La reacción en EE UU a la masacre de Orlando ha sido la de la defensa de espacios como el club Pulse, necesarios aún para la comunidad LGBT. “La existencia de estos lugares es en sí un acto de rebeldía. Representan la reivindicación de espacios por parte de personas que viven en los márgenes de la sociedad”, escribe Julio Capó, profesor de la Universidad de Massachusetts.
Pero quienes han conocido estos lugares como el único sitio donde sentirse aceptados, comprendidos y donde nadie les iba a tratar desde la diferencia, también saben que esas cuatro paredes pueden convertirse rápidamente en un velo fácil de rasgar. “Mis primeras visitas a clubs gais eran operaciones clandestinas y, debo decir, es difícil ser gay sin que nadie se dé cuenta y a la vez ir vestido adecuadamente para salir una noche”, escribió hace una semana Matt Thompson, columnista de The Atlantic, hijo de inmigrantes y miembro de la comunidad gay de Orlando en los 80 y los 90. El atentado ha recordado que muchos miembros de la comunidad LGBT todavía tienen en estos locales —desde Orlando a Detroit, Nueva Orleans o Nueva York— el único espacio donde viven en completa libertad y aceptación.
Mientras, en el exterior, la sociedad estadounidense es el ejemplo de que, en un carril paralelo al de la conquista de los derechos, es necesario que avance el rechazo a la intolerancia y la homofobia. Las redadas del Stonewall Inn tuvieron por respuesta la creación de un movimiento de protestas y activismo por la igualdad de gais y lesbianas que ha durado varias décadas. Sobre esas protestas se sustenta la reacción a la iniciativa el año pasado de una funcionaria de Kentucky que se negaba a casar a parejas homosexuales.

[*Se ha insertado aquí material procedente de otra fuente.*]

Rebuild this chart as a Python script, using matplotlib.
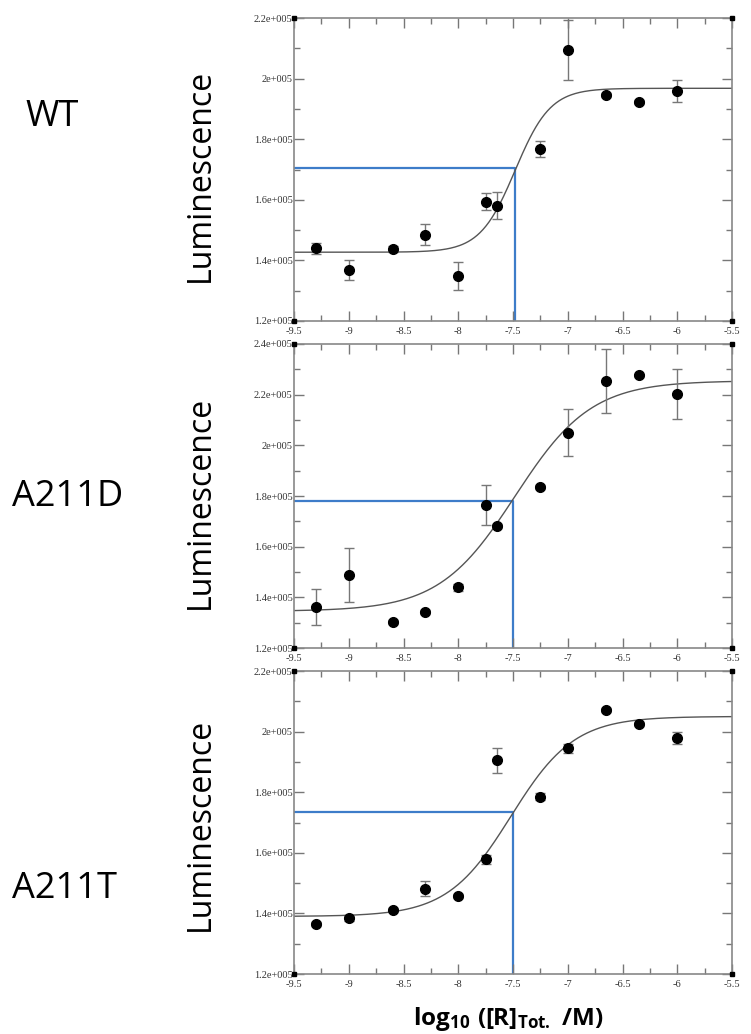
import numpy as np
import matplotlib
matplotlib.use("Agg")
import matplotlib.pyplot as plt
from matplotlib.ticker import MultipleLocator, FuncFormatter

# log10 of total receptor concentration
conc = [-9.3, -9.0, -8.6, -8.3, -8.0, -7.75, -7.65, -7.25, -7.0, -6.65, -6.35, -6.0]

names = ["WT", "A211D", "A211T"]

lum_wt = [1.440e5, 1.368e5, 1.438e5, 1.485e5, 1.349e5, 1.594e5, 1.581e5, 1.767e5, 2.094e5, 1.945e5, 1.922e5, 1.960e5]
err_wt = [1.9e3, 3.3e3, 1.0e3, 3.5e3, 4.6e3, 2.9e3, 4.4e3, 2.7e3, 1.0e4, 0.6e3, 0.6e3, 3.7e3]

lum_d = [1.361e5, 1.488e5, 1.301e5, 1.343e5, 1.440e5, 1.765e5, 1.682e5, 1.837e5, 2.050e5, 2.255e5, 2.277e5, 2.203e5]
err_d = [7.0e3, 1.05e4, 0.8e3, 0.8e3, 1.4e3, 8.0e3, 0.8e3, 0.8e3, 9.3e3, 1.26e4, 0.6e3, 9.9e3]

lum_t = [1.365e5, 1.384e5, 1.411e5, 1.482e5, 1.457e5, 1.578e5, 1.906e5, 1.785e5, 1.945e5, 2.071e5, 2.026e5, 1.978e5]
err_t = [0.8e3, 0.8e3, 0.8e3, 2.5e3, 0.6e3, 1.5e3, 4.1e3, 1.2e3, 1.5e3, 0.6e3, 0.6e3, 2.0e3]

# fitted dose-response parameters: bottom, top, logEC50, hill slope
fit_wt = (1.427e5, 1.968e5, -7.48, 2.7)
fit_d = (1.345e5, 2.255e5, -7.48, 1.25)
fit_t = (1.39e5, 2.05e5, -7.52, 1.5)

# blue guide lines (x, y)
mid_wt = (-7.48, 1.704e5)
mid_d = (-7.50, 1.781e5)
mid_t = (-7.50, 1.734e5)

ylims = [(1.2e5, 2.2e5), (1.2e5, 2.4e5), (1.2e5, 2.2e5)]


def sigmoid(x, b, t, c, h):
    return b + (t - b) / (1 + 10 ** ((c - x) * h))


def sci_fmt(v, pos):
    if v == 0:
        return "0"
    e = int(np.floor(np.log10(abs(v))))
    m = v / 10 ** e
    return "%se+%03d" % (("%.1f" % m).rstrip("0").rstrip("."), e)


fig = plt.figure(figsize=(7.51, 10.34), dpi=100)

panels = [(lum_wt, err_wt, fit_wt, mid_wt), (lum_d, err_d, fit_d, mid_d), (lum_t, err_t, fit_t, mid_t)]
tops = [18, 344, 671]
bots = [321, 648, 974]
label_x = [25, 12, 12]
label_y = [117, 497, 889]
lum_y = [175, 502, 824]
W, H = 751.0, 1034.0
ax_l, ax_r = 294, 732

for i, (lum, err, fit, mid) in enumerate(panels):
    ax = fig.add_axes([ax_l / W, 1 - bots[i] / H, (ax_r - ax_l) / W, (bots[i] - tops[i]) / H])
    xs = np.linspace(-9.5, -5.5, 300)
    ax.plot(xs, sigmoid(xs, *fit), color="#555555", lw=1.0, zorder=2)
    ax.plot([-9.5, mid[0], mid[0]], [mid[1], mid[1], ylims[i][0]], color="#3d7cc9", lw=1.6, zorder=1)
    ax.errorbar(conc, lum, yerr=err, fmt="o", color="black", ms=7, ecolor="#777777",
                elinewidth=1.0, capsize=3.5, capthick=1.0, zorder=3)
    ax.set_xlim(-9.5, -5.5)
    ax.set_ylim(*ylims[i])
    ax.xaxis.set_major_locator(MultipleLocator(0.5))
    ax.xaxis.set_minor_locator(MultipleLocator(0.25))
    ax.yaxis.set_major_locator(MultipleLocator(2e4))
    ax.yaxis.set_minor_locator(MultipleLocator(1e4))
    ax.yaxis.set_major_formatter(FuncFormatter(sci_fmt))
    ax.xaxis.set_major_formatter(FuncFormatter(lambda v, p: "%g" % v))
    ax.tick_params(which="both", direction="in", top=True, right=True, color="#777777")
    ax.tick_params(which="major", length=7, width=1)
    ax.tick_params(which="minor", length=4, width=1)
    ax.tick_params(axis="y", pad=1)
    ax.tick_params(axis="x", pad=4)
    for lab in ax.get_xticklabels() + ax.get_yticklabels():
        lab.set_fontfamily("Liberation Serif")
        lab.set_fontsize(7.5)
        lab.set_color("#333333")
    for s in ax.spines.values():
        s.set_color("#888888")
        s.set_linewidth(1.2)
    # little squares at the frame corners
    ax.plot([-9.5, -9.5, -5.5, -5.5], [ylims[i][0], ylims[i][1], ylims[i][0], ylims[i][1]],
            "s", color="black", ms=3.5, clip_on=False, zorder=5)

    fig.text(label_x[i] / W, 1 - label_y[i] / H, names[i], fontsize=26, family="Open Sans",
             ha="left", va="center")
    fig.text(200 / W, 1 - lum_y[i] / H, "Luminescence", fontsize=23, family="Open Sans",
             rotation=90, ha="center", va="center")

plt.rcParams["mathtext.fontset"] = "custom"
plt.rcParams["mathtext.bf"] = "Open Sans:bold"
plt.rcParams["mathtext.rm"] = "Open Sans:bold"
fig.text(508 / W, 1 - 1019 / H, r"$\mathbf{log_{10}\ ([R]_{Tot.}\ /M)}$", fontsize=17.5,
         ha="center", va="center")

fig.savefig("out.png", dpi=100)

Cuando poco después dos Estados sureños aprobaron leyes que permiten negar servicios a parejas homosexuales, la comunidad empresarial del país se pronunció rápidamente a favor de la igualdad de derechos. Y hace apenas dos meses fue el mundo de la cultura y el cine el que boicoteó a Carolina del Norte tras aprobar una ley que niega el acceso a los baños públicos a los transexuales que quieran emplear el servicio del género con el que se identifican.
El último ejemplo también pasa por Orlando. Decenas de personas crearon murallas humanas en los funerales de las víctimas del ataque para que ni las familias ni las cámaras de televisión pudieran apreciar la presencia de activistas que portaban mensajes homófobos. Harvey Milk, el primer político electo en San Francisco tras revelar su homosexualidad y asesinado en 1978, afirmó “si una bala me atraviesa la cabeza, dejen que esa bala destruya las puertas de todos los armarios”. Su deseo aún no se ha cumplido, pero la oleada del cambio solo avanza en una dirección.